Stated goal | Repeat everything from the first line of the listing below through the line that contains "1.6, 1.8, 2.0];", exactly. Leave out pictures.

Data provided |
Begin
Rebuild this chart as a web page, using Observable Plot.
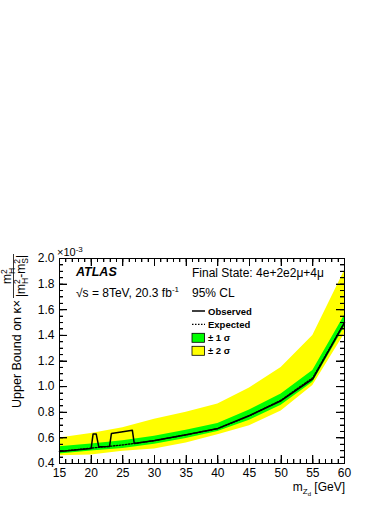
<!DOCTYPE html>
<html>
<head>
<meta charset="utf-8">
<script src="https://cdn.jsdelivr.net/npm/d3@7"></script>
<script src="https://cdn.jsdelivr.net/npm/@observablehq/plot@0.6"></script>
<style>
  html, body { margin: 0; padding: 0; background: #fff; }
  svg { display: block; }
</style>
</head>
<body>
<div id="chart"></div>
<script>
// Expected limit and bands, m_Zd grid [GeV]
const mass = [15, 20, 25, 30, 35, 40, 45, 50, 55, 60];
const expected = [0.494, 0.520, 0.545, 0.578, 0.624, 0.672, 0.772, 0.895, 1.070, 1.500];
const sigma1Lo = [0.475, 0.497, 0.518, 0.550, 0.595, 0.650, 0.738, 0.855, 1.035, 1.463];
const sigma1Hi = [0.530, 0.552, 0.578, 0.612, 0.660, 0.712, 0.818, 0.943, 1.125, 1.555];
const sigma2Lo = [0.461, 0.466, 0.495, 0.513, 0.560, 0.625, 0.695, 0.810, 1.008, 1.410];
const sigma2Hi = [0.600, 0.635, 0.680, 0.745, 0.800, 0.865, 0.990, 1.150, 1.400, 1.905];

// Observed limit
const obsMass = [15, 20, 20.3, 20.8, 21.2, 22.9, 23.2, 25, 26.5, 26.8, 30, 35, 40, 45, 50, 55, 60];
const observed = [0.494, 0.518, 0.630, 0.630, 0.530, 0.532, 0.635, 0.648, 0.660, 0.557, 0.580, 0.625, 0.674, 0.775, 0.890, 1.060, 1.500];

// Axis ticks
const xTickLabels = [15, 20, 25, 30, 35, 40, 45, 50, 55, 60];
const yTickLabels = [0.4, 0.6, 0.8, 1.0, 1.2, 1.4, 1.6, 1.8, 2.0];

const bands = mass.map((m, i) => ({m, exp: expected[i], s1lo: sigma1Lo[i], s1hi: sigma1Hi[i], s2lo: sigma2Lo[i], s2hi: sigma2Hi[i]}));
const obs = obsMass.map((m, i) => ({m, v: observed[i]}));

const xMinor = d3.range(15, 60.001, 1).map(d => +d.toFixed(3));
const yMinor = d3.range(0.4, 2.0001, 0.05).map(d => +d.toFixed(3));

const W = 391, H = 506, ML = 59, MR = 47, MT = 258, MB = 43;
const FW = W - ML - MR, FH = H - MT - MB;

// inward tick marks on all four sides (tick spans frame, inset leaves only len px)
const ticksX = (data, len) => [
  Plot.tickX(data, {x: d => d, insetTop: FH - len, stroke: "black", strokeWidth: 1}),
  Plot.tickX(data, {x: d => d, insetBottom: FH - len, stroke: "black", strokeWidth: 1})
];
const ticksY = (data, len) => [
  Plot.tickY(data, {y: d => d, insetRight: FW - len, stroke: "black", strokeWidth: 1}),
  Plot.tickY(data, {y: d => d, insetLeft: FW - len, stroke: "black", strokeWidth: 1})
];

const font = "'Liberation Sans', Arial, Helvetica, sans-serif";

const svg = Plot.plot({
  width: W,
  height: H,
  marginLeft: ML,
  marginRight: MR,
  marginTop: MT,
  marginBottom: MB,
  style: {fontFamily: font, fontSize: "12px", background: "white", color: "black"},
  x: {domain: [15, 60]},
  y: {domain: [0.4, 2.0]},
  marks: [
    Plot.areaY(bands, {x: "m", y1: "s2lo", y2: "s2hi", fill: "#ffff00", curve: "linear"}),
    Plot.areaY(bands, {x: "m", y1: "s1lo", y2: "s1hi", fill: "#00ff00", curve: "linear"}),
    Plot.line(bands, {x: "m", y: "exp", stroke: "black", strokeWidth: 1.3, strokeDasharray: "1.5,1.5"}),
    Plot.line(obs, {x: "m", y: "v", stroke: "black", strokeWidth: 1.5}),
    Plot.frame({stroke: "black", strokeWidth: 1}),
    ...ticksX(xMinor, 4),
    ...ticksX(xTickLabels, 8),
    ...ticksY(yMinor, 4),
    ...ticksY(yTickLabels, 8),
    Plot.axisX({ticks: xTickLabels, tickSize: 0, tickPadding: 5, label: null, fontSize: 12}),
    Plot.axisY({ticks: yTickLabels, tickSize: 0, tickPadding: 5, label: null, fontSize: 12, tickFormat: d => d.toFixed(1)})
  ]
});

const s = d3.select(svg);

// reinforce inward ticks using Plot's own scales
const sx = svg.scale("x"), sy = svg.scale("y");
const tg = s.append("g").attr("stroke", "black").attr("stroke-width", 1).attr("shape-rendering", "crispEdges");
const fTop = MT, fBottom = H - MB, fLeft = ML, fRight = W - MR;
const addX = (vals, len) => vals.forEach(v => {
  const px = Math.round(sx.apply(v)) + 0.5;
  tg.append("line").attr("x1", px).attr("x2", px).attr("y1", fBottom).attr("y2", fBottom - len);
  tg.append("line").attr("x1", px).attr("x2", px).attr("y1", fTop).attr("y2", fTop + len);
});
const addY = (vals, len) => vals.forEach(v => {
  const py = Math.round(sy.apply(v)) + 0.5;
  tg.append("line").attr("y1", py).attr("y2", py).attr("x1", fLeft).attr("x2", fLeft + len);
  tg.append("line").attr("y1", py).attr("y2", py).attr("x1", fRight).attr("x2", fRight - len);
});
addX(xMinor, 4); addX(xTickLabels, 8); addY(yMinor, 4); addY(yTickLabels, 8);

const g = s.append("g").attr("font-family", font).attr("fill", "black").attr("text-anchor", "start");

// x10^-3
const e3 = g.append("text").attr("x", 57).attr("y", 256).attr("font-size", 11);
e3.append("tspan").text("×10");
e3.append("tspan").attr("dy", -4).attr("font-size", 8).text("-3");

// y-axis title
const yt = g.append("text").attr("transform", "translate(21,408) rotate(-90)").attr("font-size", 12.5);
yt.text("Upper Bound on κ×");
// fraction
const fr = g.append("g").attr("transform", "translate(0,276) rotate(-90)");
const num = fr.append("text").attr("x", 0).attr("y", 11).attr("text-anchor", "middle").attr("font-size", 12);
num.append("tspan").text("m");
num.append("tspan").attr("dy", -4.5).attr("font-size", 8.5).text("2");
num.append("tspan").attr("dx", -4.7).attr("dy", 8).attr("font-size", 8.5).text("H");
fr.append("line").attr("x1", -22).attr("x2", 22).attr("y1", 13.5).attr("y2", 13.5).attr("stroke", "black").attr("stroke-width", 0.8);
const den = fr.append("text").attr("x", 0).attr("y", 24.5).attr("text-anchor", "middle").attr("font-size", 12);
den.append("tspan").text("|m");
den.append("tspan").attr("dy", -4.5).attr("font-size", 8.5).text("2");
den.append("tspan").attr("dx", -4.7).attr("dy", 8).attr("font-size", 8.5).text("H");
den.append("tspan").attr("dy", -3.5).text("-m");
den.append("tspan").attr("dy", -4.5).attr("font-size", 8.5).text("2");
den.append("tspan").attr("dx", -4.7).attr("dy", 8).attr("font-size", 8.5).text("S");
den.append("tspan").attr("dy", -3.5).text("|");

// x-axis title
const xt = g.append("text").attr("x", 345).attr("y", 491).attr("text-anchor", "end").attr("font-size", 12);
xt.append("tspan").text("m");
xt.append("tspan").attr("dy", 3).attr("font-size", 8).text("Z");
xt.append("tspan").attr("dy", 2).attr("font-size", 6).text("d");
xt.append("tspan").attr("dy", -5).text(" [GeV]");

// annotations
g.append("text").attr("x", 76).attr("y", 276).attr("font-size", 12.5).attr("font-weight", "bold").attr("font-style", "italic").text("ATLAS");
const rs = g.append("text").attr("x", 76).attr("y", 296.5).attr("font-size", 12);
rs.append("tspan").text("√s = 8TeV, 20.3 fb");
rs.append("tspan").attr("dy", -5).attr("font-size", 8).text("-1");
g.append("text").attr("x", 192).attr("y", 276.5).attr("font-size", 12).text("Final State: 4e+2e2μ+4μ");
g.append("text").attr("x", 192).attr("y", 296.5).attr("font-size", 12).text("95% CL");

// legend
const lg = g.append("g").attr("font-size", 9.5).attr("font-weight", "bold");
lg.append("line").attr("x1", 192).attr("x2", 205).attr("y1", 311).attr("y2", 311).attr("stroke", "black").attr("stroke-width", 1.5);
lg.append("text").attr("x", 208).attr("y", 314.5).text("Observed");
lg.append("line").attr("x1", 192).attr("x2", 205).attr("y1", 324.3).attr("y2", 324.3).attr("stroke", "black").attr("stroke-width", 1.3).attr("stroke-dasharray", "1.5,1.5");
lg.append("text").attr("x", 208).attr("y", 327.8).text("Expected");
lg.append("rect").attr("x", 192).attr("y", 333.3).attr("width", 12.5).attr("height", 9).attr("fill", "#00ff00").attr("stroke", "black").attr("stroke-width", 0.8);
lg.append("text").attr("x", 208).attr("y", 341.3).text("± 1 σ");
lg.append("rect").attr("x", 192).attr("y", 346.3).attr("width", 12.5).attr("height", 9).attr("fill", "#ffff00").attr("stroke", "black").attr("stroke-width", 0.8);
lg.append("text").attr("x", 208).attr("y", 354.3).text("± 2 σ");

document.getElementById("chart").appendChild(svg);
</script>
</body>
</html>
End
Output of the task |
Rebuild this chart as a web page, using Observable Plot.
<!DOCTYPE html>
<html>
<head>
<meta charset="utf-8">
<script src="https://cdn.jsdelivr.net/npm/d3@7"></script>
<script src="https://cdn.jsdelivr.net/npm/@observablehq/plot@0.6"></script>
<style>
  html, body { margin: 0; padding: 0; background: #fff; }
  svg { display: block; }
</style>
</head>
<body>
<div id="chart"></div>
<script>
// Expected limit and bands, m_Zd grid [GeV]
const mass = [15, 20, 25, 30, 35, 40, 45, 50, 55, 60];
const expected = [0.494, 0.520, 0.545, 0.578, 0.624, 0.672, 0.772, 0.895, 1.070, 1.500];
const sigma1Lo = [0.475, 0.497, 0.518, 0.550, 0.595, 0.650, 0.738, 0.855, 1.035, 1.463];
const sigma1Hi = [0.530, 0.552, 0.578, 0.612, 0.660, 0.712, 0.818, 0.943, 1.125, 1.555];
const sigma2Lo = [0.461, 0.466, 0.495, 0.513, 0.560, 0.625, 0.695, 0.810, 1.008, 1.410];
const sigma2Hi = [0.600, 0.635, 0.680, 0.745, 0.800, 0.865, 0.990, 1.150, 1.400, 1.905];

// Observed limit
const obsMass = [15, 20, 20.3, 20.8, 21.2, 22.9, 23.2, 25, 26.5, 26.8, 30, 35, 40, 45, 50, 55, 60];
const observed = [0.494, 0.518, 0.630, 0.630, 0.530, 0.532, 0.635, 0.648, 0.660, 0.557, 0.580, 0.625, 0.674, 0.775, 0.890, 1.060, 1.500];

// Axis ticks
const xTickLabels = [15, 20, 25, 30, 35, 40, 45, 50, 55, 60];
const yTickLabels = [0.4, 0.6, 0.8, 1.0, 1.2, 1.4, 1.6, 1.8, 2.0];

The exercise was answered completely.